Pendapat pertama, menghendaki agar pendidikan budi pekerti diberikan dalam jam-jam tersendiri. Dengan begitu ada jam pelajaran untuk budi pekerti tersendiri. Pendapat kedua menghendaki, bahwa pendidikan budi pekerti diintegrasikan ke dalam semua mata pelajaran. Semua guru dengan mata pelajaran apapun harus menyusupkan pendidikan budi pekerti dan membimbing serta mengawasi budi pekerti murid-murid.
Pendapat kedua, mungkin baik juga untuk murid-murid kelas rendah. Tetapi untuk kelas yang lebih tinggi pendapat kedua kiranya lebih cocok. Oleh karena, banyak mata pelajaran yang baik untuk di pergunakan sebagai wadah dari pendidikan budi pekerti. Misalnya mata pelajaran agama, kewaraganegaraan, juga bahasa, kiranya merupakan wadah-wadah yang baik untuk pendidikan budi pekerti.

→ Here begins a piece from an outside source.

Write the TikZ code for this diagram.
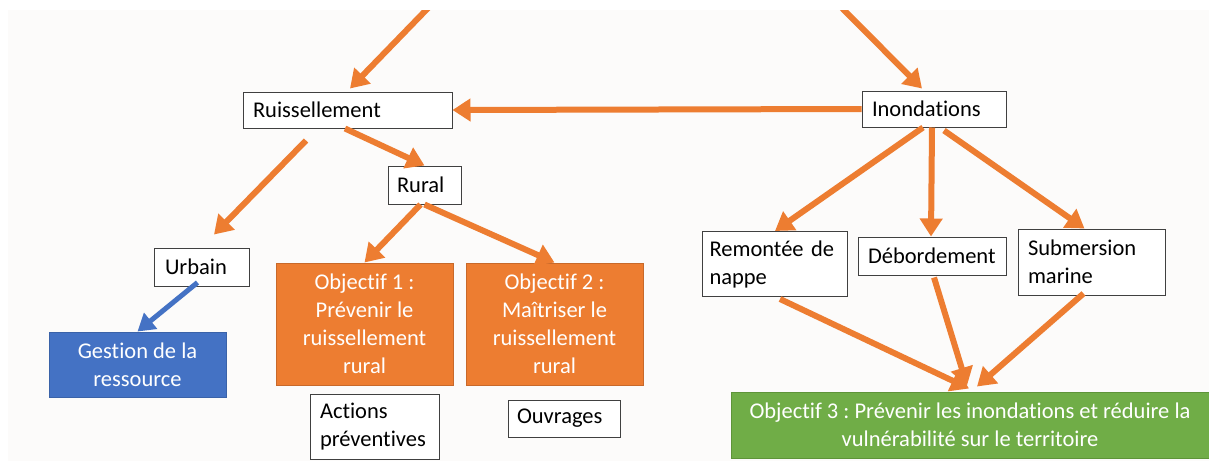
\documentclass[tikz,border=0pt]{standalone}
\usepackage{fontspec}
\setmainfont{Carlito}[Ligatures={NoCommon,NoContextual}]
\usetikzlibrary{arrows.meta}
\definecolor{bgc}{HTML}{FCFBFA}
\definecolor{boxline}{HTML}{404040}
\definecolor{orfill}{HTML}{ED7D31}
\definecolor{orline}{HTML}{C8692A}
\definecolor{blfill}{HTML}{4472C4}
\definecolor{blline}{HTML}{3A62A8}
\definecolor{grfill}{HTML}{70AD47}
\definecolor{grline}{HTML}{5E9439}
\frenchspacing
\begin{document}
\begin{tikzpicture}[x=1pt,y=-1pt,
  txt/.style={font=\fontsize{22.5}{28}\selectfont\frenchspacing},
  box/.style={txt, draw=boxline, line width=1pt, fill=white, inner xsep=10pt, inner ysep=0pt, align=left, text=black},
  cbox/.style={txt, line width=1pt, inner sep=0pt, align=center, text=white},
  obox/.style={cbox, fill=orfill, draw=orline},
  bbox/.style={cbox, fill=blfill, draw=blline},
  gbox/.style={cbox, fill=grfill, draw=grline},
  arr/.style={draw=orfill, line width=6pt, -{Triangle[width=22pt,length=18pt]}},
  barr/.style={draw=blfill, line width=5pt, -{Triangle[width=20pt,length=17pt]}}]
\useasboundingbox (0,0) rectangle (1209,461);
\fill[white] (0,0) rectangle (1209,461);
\fill[bgc] (8,10) rectangle (1209,461);
\begin{scope}
\clip (8,10) rectangle (1209,461);
% nodes
\node[box, text width=189pt, minimum height=36pt] (ruis) at (347.5,110) {Ruissellement};
\node[box, text width=124pt, minimum height=36pt] (inon) at (934,109) {Inondations};
\node[box, text width=55pt, inner xsep=9pt, minimum height=38pt] (rural) at (424.5,185) {Rural};
\node[box, text width=73pt, inner xsep=11pt, minimum height=38pt] (urbain) at (201.5,267) {Urbain};
\node[bbox, minimum width=177pt, minimum height=65pt] (gestion) at (137.5,364.5) {Gestion de la\\ressource};
\node[obox, minimum width=177pt, minimum height=122pt] (obj1) at (364.5,324) {Objectif 1 :\\Prévenir le\\ruissellement\\rural};
\node[obox, minimum width=177pt, minimum height=122pt] (obj2) at (554.5,324) {Objectif 2 :\\Maîtriser le\\ruissellement\\rural};
\node[box, text width=109pt, minimum height=65pt] (actions) at (374.5,426.5) {Actions\\préventives};
\node[box, text width=94pt, inner xsep=9pt, minimum height=37pt] (ouvrages) at (564,418.5) {Ouvrages};
\node[box, text width=131pt, inner xsep=7pt, minimum height=65pt] (remontee) at (775,264) {Remontée de\\nappe};
\node[box, text width=128pt, minimum height=38pt] (debord) at (932,256) {Débordement};
\node[box, text width=127pt, minimum height=66pt] (submersion) at (1091.5,262) {Submersion\\marine};
\node[gbox, minimum width=478pt, minimum height=66pt] (obj3) at (970,425) {Objectif 3 : Prévenir les inondations et réduire la\\vulnérabilité sur le territoire};
% free ends
\coordinate (tl) at (430,6);
\coordinate (tr) at (840,6);
% connectors
\draw[arr] (tl) -- ([xshift=2.5pt,yshift=3pt]ruis.north);
\draw[arr] (tr) -- ([xshift=-12pt,yshift=2pt]inon.north);
\draw[arr] (inon.west) -- (ruis.east);
\draw[arr] ([xshift=-2.5pt]ruis.south) -- (rural.north);
\draw[arr] ([xshift=-41.5pt,yshift=-12pt]ruis.south) -- ([xshift=12.5pt,yshift=13pt]urbain.north);
\draw[barr] ([xshift=-4pt,yshift=4pt]urbain.south) -- (gestion.north);
\draw[arr] ([xshift=-4pt]rural.south) -- (obj1.north);
\draw[arr] (rural.south) -- (obj2.north);
\draw[arr] ([xshift=-11pt]inon.south) -- (remontee.north);
\draw[arr] ([xshift=-2pt]inon.south) -- ([xshift=-1pt]debord.north);
\draw[arr] ([xshift=10pt,yshift=-3pt]inon.south) -- ([xshift=-7pt]submersion.north);
\draw[arr] ([xshift=5pt,yshift=-2pt]remontee.south) -- ([xshift=-1pt,yshift=3pt]obj3.north);
\draw[arr] ([xshift=2pt,yshift=-2pt]debord.south) -- ([xshift=-3pt,yshift=6pt]obj3.north);
\draw[arr] ([xshift=-8pt,yshift=2pt]submersion.south) -- ([xshift=7pt,yshift=5pt]obj3.north);
\end{scope}
\end{tikzpicture}
\end{document}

2.      Pendidikan Kecerdasan
Pendidikan kecerdasan adalah salah satu tugas pokok dari sekolah, di samping tugas-tugas yang lain. Tujuan dari pendidikan kecerdasan ialah mendidik anak agar dapat berfikir secara kritis, logis, kreatif, dan reflektif.[9]
a.       Berfikir secara kritis, berarti bahwa dengan cepat anak melihat hal-hal yang benar dan hal-hal yang tidak benar.
b.      Berfikir secara logis, berarti bahwa dengan cepat dapat melihat hubungan masalah yang satu dengan yang lain, menghubung-hubungkan dari beberapa masalah, membandingkan, kemudian menarik kesimpulan.
c.       Berfikir secara kreatif, berarti bahwa dari apa yang telah di selidiki, melakukan percobaan, serta pengamatan yang dilakukan dapat menemukan sesuatu yang dianggap baru.
d.      Berfikir secara reflektif, berarti bahwa anak dapat menggunakan cara-cara induktif dan deduktif dengan tepat , guna memecahkan persoalan-persoalan.

Istilah “Cognitive” berasal dari kata cognition yang padanannya knowing, berarti mengetahui. Dalam arti yang luas, cognition (kognisi) ialah perolehan, penataan, dan penggunaan pengetahuan.[10] Dalam Kamus Besar Bahasa Indonesia disebutkan bahwa kognisi adalah proses pengenalan dan penafsiran oleh seseorang; kegiatan memperoleh pengetahuan atau usaha mengenali sesuatu melalui pengalaman sendiri.[11]
Dalam perkembangan selanjutnya, istilah kognitif menjadi populer sebagai salah satu domain atau wilayah/ranah psikologis manusia yang meliputi setiap perilaku mental yang berhubungan dengan pemahaman, pertimbangan, pengolahan informasi, pemecahan masalah, kesengajaan, dan keyakinan. Ranah kewajiban yang  berpusat di otak ini juga berhubungan dengan konasi dan efeksi yang bertalian dengan ranah rasa.[12]
Ranah psikologi siswa yang paling utama adalah ranah kognitif. Ranah kejiwaan yang berkedudukan pada otak ini merupakan sumber sekaligus pengendali dari ranah-ranah kejiwaan lainnya, yakni ranah afektif (rasa) dan ranah psikomotor (karsa).[13] Jadi, tidak seperti organ-organ tubuh lainnya, organ otak sebagai markas fungsi kognitif bukan hanya menjadi penggerak aktivitas akal pikiran, melainkan juga menjadi menara pengontrol aktivitas perasaan dan perbuatan. Sebagai menara pengontrol, otak selalu bekerja siang dan malam. Adanya kerusakan pada otak maka akan mengakibatkan kehilangan fungsi kognitif, dan tanpa adanya fungsi kognitif maka martabat manusia tidak akan jauh beda dengan hewan.
Demikian halnya orang yang menyalahgunakan kelebihan kemampuan otak untuk memuaskan hawa nafsunya, martabat orang tersebut tak akan lebh rendah dari hewan atau mungkin lebih rendah dari hewan itu sendiri. Kelompok orang yang bermartabat lebih rendah seperti ini dilukiskan dalam surah Al-Furqan: 44 :

أَمْ تَحْسَبُ أَنَّ أَكْثَرَهُمْ يَسْمَعُونَ أَوْ يَعْقِلُونَ ۚ إِنْ هُمْ إِلَّا كَالْأَنْعَامِ ۖ بَلْ هُمْ أَضَلُّ سَبِيلًا
Artinya : “Atau apakah engkau mengira bahwa kebanyakan mereka itu mendengar atau memahami? Mereka itu hanyalah seperti hewan ternak, bahkan lebih sesat jalannya”.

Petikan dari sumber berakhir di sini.